In the context of the European Semester, the Commission has provided analysis on harmful tax competition and unfair tax practices and proposed country recommendations. In addition, Member States continue to peer review each other’s tax regimes, under the Code of Conduct on Business Taxation, to ensure that they comply with the principles of fair tax competition.
What are the Commission’s intentions in this regard for the future?
As new challenges emerge, the EU’s ability to regulate fair tax competition and deter harmful tax practices inside and outside the EU – needs to keep pace. Globalisation, digitalisation and modern business models are creating new limits for tax competition and new opportunities for aggressive tax planning.
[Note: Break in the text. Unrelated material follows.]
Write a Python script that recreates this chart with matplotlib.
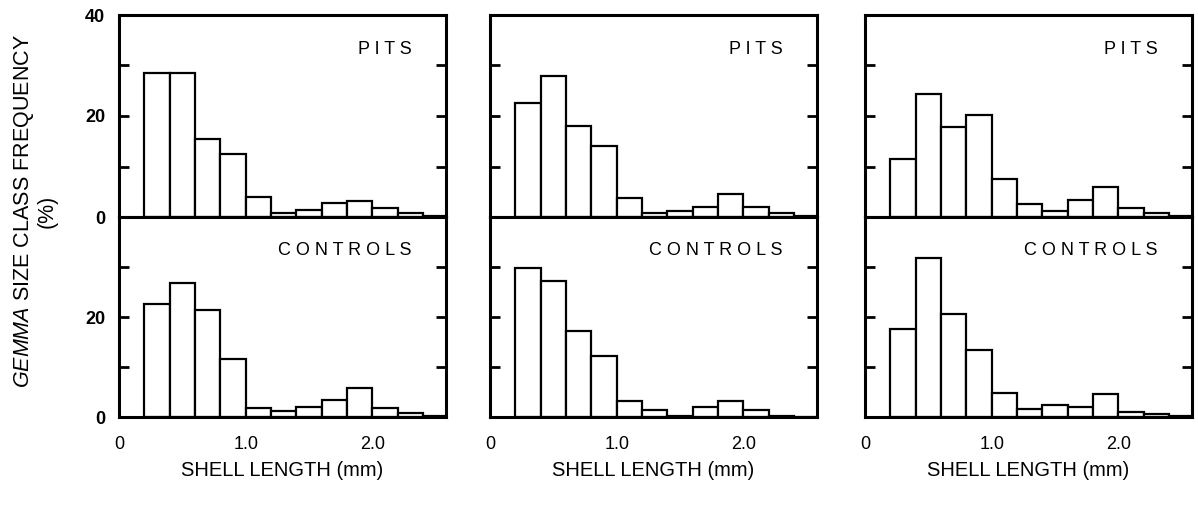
import matplotlib
matplotlib.use("Agg")
import matplotlib.pyplot as plt

plt.rcParams['font.family'] = ['Liberation Sans', 'DejaVu Sans']
plt.rcParams['mathtext.fontset'] = 'custom'
plt.rcParams['mathtext.rm'] = 'Liberation Sans'
plt.rcParams['mathtext.it'] = 'Liberation Sans:italic'

# size classes (left edge of each 0.2 mm bin)
bin_left = [0.2, 0.4, 0.6, 0.8, 1.0, 1.2, 1.4, 1.6, 1.8, 2.0, 2.2, 2.4]
bin_width = 0.2

# frequencies (%) per site
pits_1 = [28.5, 28.5, 15.5, 12.5, 4.0, 0.7, 1.4, 2.7, 3.1, 1.7, 0.7, 0.2]
controls_1 = [22.5, 26.9, 21.4, 11.6, 1.9, 1.2, 2.1, 3.5, 5.8, 1.8, 0.9, 0.2]
pits_2 = [22.5, 27.9, 18.1, 14.1, 3.8, 0.7, 1.2, 2.0, 4.6, 1.9, 0.7, 0.1]
controls_2 = [29.7, 27.2, 17.1, 12.3, 3.3, 1.4, 0.3, 2.1, 3.3, 1.5, 0.2, 0.1]
pits_3 = [11.4, 24.4, 17.9, 20.1, 7.6, 2.6, 1.2, 3.4, 6.0, 1.7, 0.7, 0.1]
controls_3 = [17.7, 31.8, 20.7, 13.4, 4.8, 1.6, 2.4, 2.0, 4.6, 1.1, 0.7, 0.2]

pits = [pits_1, pits_2, pits_3]
controls = [controls_1, controls_2, controls_3]

x_ticks = [0, 1.0, 2.0]
x_ticklabels = ["0", "1.0", "2.0"]
y_ticks = [0, 10, 20, 30, 40]

W, H = 1198, 505
fig = plt.figure(figsize=(W / 100, H / 100), dpi=100)

col_left = [119, 490, 865]
col_width = 327
top_y0, top_y1 = 15, 217
bot_y0, bot_y1 = 217, 417


def px_axes(left, y0, y1):
    return fig.add_axes([left / W, (H - y1) / H, col_width / W, (y1 - y0) / H])


def style(ax, labels, show_y):
    ax.set_xlim(0, 2.58)
    ax.set_ylim(0, 40)
    for s in ax.spines.values():
        s.set_linewidth(2.2)
    ax.set_yticks(y_ticks)
    ax.tick_params(axis='y', direction='in', length=7, width=2,
                   left=True, right=True, pad=10,
                   labelsize=13, labelleft=show_y)
    ax.set_yticklabels(labels, fontweight='bold')
    ax.set_xticks([])


for i in range(3):
    ax_t = px_axes(col_left[i], top_y0, top_y1)
    ax_b = px_axes(col_left[i], bot_y0, bot_y1)

    ax_t.bar(bin_left, pits[i], width=bin_width, align='edge',
             color='white', edgecolor='black', linewidth=1.6)
    ax_b.bar(bin_left, controls[i], width=bin_width, align='edge',
             color='white', edgecolor='black', linewidth=1.6)

    style(ax_t, ["0", "", "20", "", "40"], i == 0)
    style(ax_b, ["", "", "20", "", ""], i == 0)

    ax_b.set_xticks(x_ticks)
    ax_b.set_xticklabels(x_ticklabels)
    ax_b.tick_params(axis='x', length=0, pad=14, labelsize=13)
    if i == 0:
        ax_b.set_yticks(y_ticks)
        ax_b.set_yticklabels(["0", "", "20", "", ""], fontweight='bold')

    ax_t.text(0.895, 0.83, "P I T S", transform=ax_t.transAxes,
              ha='right', va='center', fontsize=13)
    ax_b.text(0.895, 0.83, "C O N T R O L S", transform=ax_b.transAxes,
              ha='right', va='center', fontsize=13)

    cx = (col_left[i] + col_width / 2) / W
    fig.text(cx, 1 - 471 / H, "SHELL LENGTH (mm)", ha='center', va='center',
             fontsize=14.5)

fig.text(35 / W, 1 - 211 / H,
         "$\\mathit{GEMMA}$ SIZE CLASS FREQUENCY\n(%)",
         rotation=90, ha='center', va='center', multialignment='center',
         fontsize=15.5, linespacing=1.05)

fig.savefig("out.png", dpi=100)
The EU’s tax good governance agenda must continue to evolve, to prevent losses to national and EU budgets and to ensure that EU citizens and businesses can continue to rely on fair and effective taxation in the future.
Therefore, the Commission is proposing the following concrete proposals:
- a reform of the Code of Conduct for Business Taxation, to ensure that it can effectively tackle all forms of harmful tax competition in a more transparent manner.
- a review of the EU list of non-cooperative jurisdictions for tax purposes, to ensure that it is still effective, fit and fair to deal with today’s challenges.
- a reinforcement of the EU’s tax good governance rules regarding EU funds and defensive measures, to ensure that the EU’s listing process has a real impact and provides clarity and certainty for third countries.
- Additional support for developing country partners in enhancing tax good governance.
Does the Tax Package cover digital taxation or corporate tax reform?
No, the Tax Package does not cover the issues related to digital taxation or minimum effective taxation. The Commission will present a dedicated action plan on business taxation this autumn. This will take stock of the discussions at the Organization for Economic Cooperation and Development (OECD) on these issues, to which the EU has actively contributed. It will also set out a roadmap for corporate taxation in the EU that is fit to meet the challenges of the 21st century.